Schools Increasingly Friendly to Online Education Options

Powered in part by the non-profit online education resource Khan Academy, the Los Altos School District in California is expanding the “blended-learning” pilot it ran last year, writes authors Clayton M. Christensen and Michael B. Horn.

The district’s fifth, sixth and seventh graders’ math classes are a hybrid of normal and online learning. With teachers coaching the students to keep up with their math goals and help them apply the math concepts in small-group and class-wide projects.

Online learning is also grabbing the imagination of the capital. D.C. Schools Chancellor Kaya Henderson has expressed interest in bringing one of the more successful blended-learning school models, Rocketship Education, to the district, as reported by Bill Turque in the Washington Post.

For the first time in roughly a century—since the transition from the one-room schoolhouse to the classroom- and age-based school—a dramatic change in the basic way we structure our educational system is afoot, write Christensen and Horn.
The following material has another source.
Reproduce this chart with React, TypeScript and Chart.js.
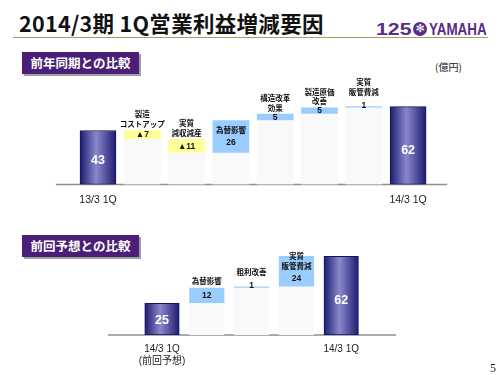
import React, { useEffect, useRef } from 'react';
import { Chart, registerables } from 'chart.js';

Chart.register(...registerables);

// ---- data ----
const yoyCategories = ['13/3 1Q', '製造\nコストアップ', '実質\n減収減産', '為替影響', '構造改革\n効果', '製造原価\n改善', '実質\n販管費減', '14/3 1Q'];
const yoyValues = [43, -7, -11, 26, 5, 5, 1, 62];

const fcCategories = ['14/3 1Q\n(前回予想)', '為替影響', '粗利改善', '実質\n販管費減', '14/3 1Q'];
const fcValues = [25, 12, 1, 24, 62];

const NEG_COLOR = '#ffff99';
const POS_COLOR = '#99ccff';
const GHOST_COLOR = '#f9f9fb';
const TOTAL_EDGE = '#1c1c70';
const TOTAL_MID = '#8a88cc';
const PURPLE = '#4b1f78';
const CJK = "'Noto Sans CJK JP', sans-serif";

type Kind = 'total' | 'neg' | 'pos';

function buildWaterfall(values: number[]) {
  const kinds: Kind[] = [];
  const ranges: [number, number][] = [];
  let running = 0;
  values.forEach((v, i) => {
    if (i === 0 || i === values.length - 1) {
      kinds.push('total');
      ranges.push([0, v]);
      running = v;
    } else {
      kinds.push(v < 0 ? 'neg' : 'pos');
      const next = running + v;
      ranges.push([Math.min(running, next), Math.max(running, next)]);
      running = next;
    }
  });
  return { kinds, ranges };
}

type CfgProps = {
  categories: string[];
  values: number[];
  top: number;
  height: number;
  padding: { left: number; right: number; top: number; bottom: number };
  yMax: number;
  barThickness: number;
  tickPadding: number;
  tickFontSize: number;
  tickLineHeight: number;
  axisExtend: [number, number];
};

function WaterfallChart(p: CfgProps) {
  const ref = useRef<HTMLCanvasElement>(null);
  useEffect(() => {
    const { kinds, ranges } = buildWaterfall(p.values);
    const half = p.barThickness / 2;

    const labelPlugin = {
      id: 'waterfallDecor',
      beforeDatasetsDraw(chart: any) {
        const { ctx, chartArea, scales } = chart;
        const y0 = scales.y.getPixelForValue(0);
        ctx.save();
        ctx.strokeStyle = '#8f8f8f';
        ctx.lineWidth = 1.5;
        ctx.beginPath();
        ctx.moveTo(chartArea.left - p.axisExtend[0], y0);
        ctx.lineTo(chartArea.right + p.axisExtend[1], y0);
        ctx.stroke();
        ctx.restore();
      },
      afterDatasetsDraw(chart: any) {
        const { ctx } = chart;
        const meta = chart.getDatasetMeta(1);
        meta.data.forEach((el: any, i: number) => {
          const top = Math.min(el.y, el.base);
          const bottom = Math.max(el.y, el.base);
          const h = bottom - top;
          const x = el.x;
          const v = p.values[i];
          ctx.save();
          ctx.textAlign = 'center';
          ctx.textBaseline = 'middle';
          if (kinds[i] === 'total') {
            ctx.fillStyle = '#ffffff';
            ctx.font = "bold 12.5px 'Liberation Sans', Arial, sans-serif";
            ctx.fillText(String(v), x, bottom - 0.44 * h);
          } else {
            const lines = p.categories[i].split('\n');
            const numText = v < 0 ? '▲' + Math.abs(v) : String(v);
            let numY: number;
            let lastLabelY: number;
            if (h > 28) {
              numY = top + 22;
              lastLabelY = numY - 12.5;
            } else if (h < 4) {
              numY = top - 1.5;
              lastLabelY = top - 15;
            } else {
              numY = (top + bottom) / 2;
              lastLabelY = top - 6.5;
            }
            ctx.fillStyle = '#111111';
            ctx.font = `bold 7.5px ${CJK}`;
            const lh = 9.5;
            lines.forEach((ln, j) => {
              ctx.fillText(ln, x, lastLabelY - (lines.length - 1 - j) * lh);
            });
            ctx.font = `bold 8.5px 'Liberation Sans', ${CJK}`;
            ctx.fillText(numText, x, numY);
          }
          ctx.restore();
        });
      },
    };

    const chart = new Chart(ref.current as HTMLCanvasElement, {
      type: 'bar',
      data: {
        labels: p.categories,
        datasets: [
          {
            data: ranges.map((r, i) => (kinds[i] === 'total' ? null : [0, r[0]])) as any,
            backgroundColor: GHOST_COLOR,
            borderWidth: 0,
            grouped: false,
            barThickness: p.barThickness,
          } as any,
          {
            data: ranges as any,
            grouped: false,
            barThickness: p.barThickness,
            borderSkipped: false,
            borderWidth: (c: any) => (kinds[c.dataIndex] === 'total' ? 1 : 0),
            borderColor: (c: any) => (kinds[c.dataIndex] === 'total' ? '#15155a' : 'rgba(0,0,0,0)'),
            backgroundColor: (c: any) => {
              const k = kinds[c.dataIndex];
              if (k === 'neg') return NEG_COLOR;
              if (k === 'pos') return POS_COLOR;
              const ch = c.chart;
              const xs = ch.scales && ch.scales.x;
              if (!ch.chartArea || !xs) return TOTAL_MID;
              const cx = xs.getPixelForValue(c.dataIndex);
              const g = ch.ctx.createLinearGradient(cx - half, 0, cx + half, 0);
              g.addColorStop(0, TOTAL_EDGE);
              g.addColorStop(0.45, TOTAL_MID);
              g.addColorStop(1, TOTAL_EDGE);
              return g;
            },
          } as any,
        ],
      },
      options: {
        responsive: false,
        maintainAspectRatio: false,
        animation: false,
        events: [],
        layout: { padding: p.padding },
        plugins: { legend: { display: false }, tooltip: { enabled: false } },
        scales: {
          x: {
            grid: { display: false, drawTicks: false, tickLength: 0 },
            border: { display: false },
            ticks: {
              autoSkip: false,
              maxRotation: 0,
              minRotation: 0,
              padding: p.tickPadding,
              color: '#222222',
              font: { family: `'Liberation Sans', ${CJK}`, size: p.tickFontSize, lineHeight: p.tickLineHeight },
              callback: (_v: any, i: number) => (kinds[i] === 'total' ? p.categories[i].split('\n') : ''),
            },
          },
          y: { display: false, min: 0, max: p.yMax },
        },
      },
      plugins: [labelPlugin],
    });
    return () => chart.destroy();
  }, []);
  return (
    <canvas
      ref={ref}
      width={500}
      height={p.height}
      style={{ position: 'absolute', left: 0, top: p.top, width: 500, height: p.height }}
    />
  );
}

function SectionHeader({ text, top }: { text: string; top: number }) {
  return (
    <div
      style={{
        position: 'absolute',
        left: 22,
        top,
        width: 117,
        height: 22,
        background: PURPLE,
        boxShadow: '2px 2px 0 #a0a0a0',
        color: '#ffffff',
        fontFamily: CJK,
        fontWeight: 'bold',
        fontSize: 12.5,
        display: 'flex',
        alignItems: 'center',
        justifyContent: 'center',
        lineHeight: '22px',
      }}
    >
      {text}
    </div>
  );
}

export default function App() {
  return (
    <div
      style={{
        position: 'fixed',
        left: 0,
        top: 0,
        width: 500,
        height: 375,
        background: '#ffffff',
        overflow: 'hidden',
      }}
    >
      <div
        style={{
          position: 'absolute',
          left: 19,
          top: 11.5,
          fontFamily: CJK,
          fontWeight: 'bold',
          fontSize: 21.5,
          lineHeight: '22px',
          letterSpacing: 0.3,
          color: '#111111',
          whiteSpace: 'nowrap',
        }}
      >
        2014/3期 1Q営業利益増減要因
      </div>
      <div style={{ position: 'absolute', left: 13, top: 36.5, width: 475, height: 1.5, background: '#a29f66' }} />
      {/* logo */}
      <div
        style={{
          position: 'absolute',
          left: 376,
          top: 20.6,
          fontFamily: "'Liberation Sans', Arial, sans-serif",
          fontWeight: 900,
          fontSize: 17,
          lineHeight: '17px',
          color: '#5a2d86',
          transform: 'scaleX(1.25)',
          transformOrigin: 'left center',
          whiteSpace: 'nowrap',
        }}
      >
        125
      </div>
      <div
        style={{
          position: 'absolute',
          left: 413,
          top: 21.5,
          width: 14,
          height: 14,
          borderRadius: '50%',
          background: '#5a2d86',
          color: '#ffffff',
          fontFamily: "'DejaVu Sans', sans-serif",
          fontSize: 11,
          lineHeight: '14px',
          textAlign: 'center',
        }}
      >
        ✻
      </div>
      <div
        style={{
          position: 'absolute',
          left: 429,
          top: 20.6,
          fontFamily: "'Liberation Sans', Arial, sans-serif",
          fontWeight: 'bold',
          fontSize: 17,
          lineHeight: '17px',
          color: '#5a2d86',
          transform: 'scaleX(0.79)',
          transformOrigin: 'left center',
          whiteSpace: 'nowrap',
        }}
      >
        YAMAHA
      </div>

      <SectionHeader text="前年同期との比較" top={51.5} />
      <div
        style={{
          position: 'absolute',
          left: 435,
          top: 60,
          fontFamily: CJK,
          fontSize: 10,
          lineHeight: '14px',
          color: '#222222',
          whiteSpace: 'nowrap',
        }}
      >
        (億円)
      </div>

      <WaterfallChart
        categories={yoyCategories}
        values={yoyValues}
        top={75}
        height={140}
        padding={{ left: 75.85, right: 69.75, top: 9.1, bottom: 0 }}
        yMax={80}
        barThickness={36}
        tickPadding={9}
        tickFontSize={10.5}
        tickLineHeight={1.2}
        axisExtend={[20, 17]}
      />

      <SectionHeader text="前回予想との比較" top={235} />

      <WaterfallChart
        categories={fcCategories}
        values={fcValues}
        top={238}
        height={138}
        padding={{ left: 139.6, right: 136.4, top: 8.1, bottom: 0.5 }}
        yMax={70}
        barThickness={34.5}
        tickPadding={7.75}
        tickFontSize={10}
        tickLineHeight={1.25}
        axisExtend={[31.5, 32.5]}
      />

      <div
        style={{
          position: 'absolute',
          left: 490,
          top: 361,
          fontFamily: "'Liberation Serif', serif",
          fontSize: 12,
          lineHeight: '14px',
          color: '#222222',
        }}
      >
        5
      </div>
    </div>
  );
}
“Online learning is on the rise in the nation’s public schools. In the year 2000, roughly 45,000 K-12 students took an online course. In 2010, roughly 4 million did, according to Ambient Insight. And, according to our projections, 50 percent of all high school courses will be taken online by 2019—the vast majority of them in blended-learning school environments with teachers, which will fundamentally move learning beyond the four walls and traditional arrangement of today’s all-too-familiar classroom.”

Entrepreneurs and investors are looking to fashion the future by creating new learning and schooling models and liberating students and teachers. Others are working to create adaptive-learning platforms.

Just as Netflix or Amazon can help recommend the right movies or books based on your personal preferences, these platforms hope to match the right learning experiences for a student at any given time based on a variety of learning heuristics, writes Christensen and Horn.

However, policymakers and regulators still want important questions answered:

“If they do not put in place the rules and structures that both leverage and incentivize the innovations in development, then there is no guarantee that the public education system will be transformed into a student-centric one.”

To do this, Christensen and Horn suggest that policymakers and others must move beyond the old input-based metrics used to micro-manage how people in the existing public-education system work and instead embrace outcomes-based regulations that reward individual student learning gains and liberate educators on the ground to figure out the best way to achieve those gains.

Districts defined by geographic boundaries and brick-and-mortar buildings. Among the challenges of online education is dealing with what it means to be publicly financed in a digital education world, where much of the curriculum and even employees can come from profit-making companies. This means online education threatens many concepts that are fundamental to the identity of public education, writes Morgan Smith at the New York Times.

Some educators want more evidence that online instruction works, and they are skeptical of such enthusiastic private-sector involvement. Gene V. Glass, a senior researcher at the University of Colorado’s National Education Policy Center, who will release a study on virtual education this fall, questions the findings of a 2009 United States Department of Education analysis that found online learning could lead to superior results. In the five studies that were collected at the kindergarten-through-12th-grade level, he said, the students who took courses online had more time to study — or they also had face-to-face instruction, writes Smith.

Mr. Glass also said the same “five or six” companies produce most of the curriculum that students use in virtual courses. That is a problem, he said, because “they are responsible to their shareholders, not to the kids or anyone else. They are in it for the money.”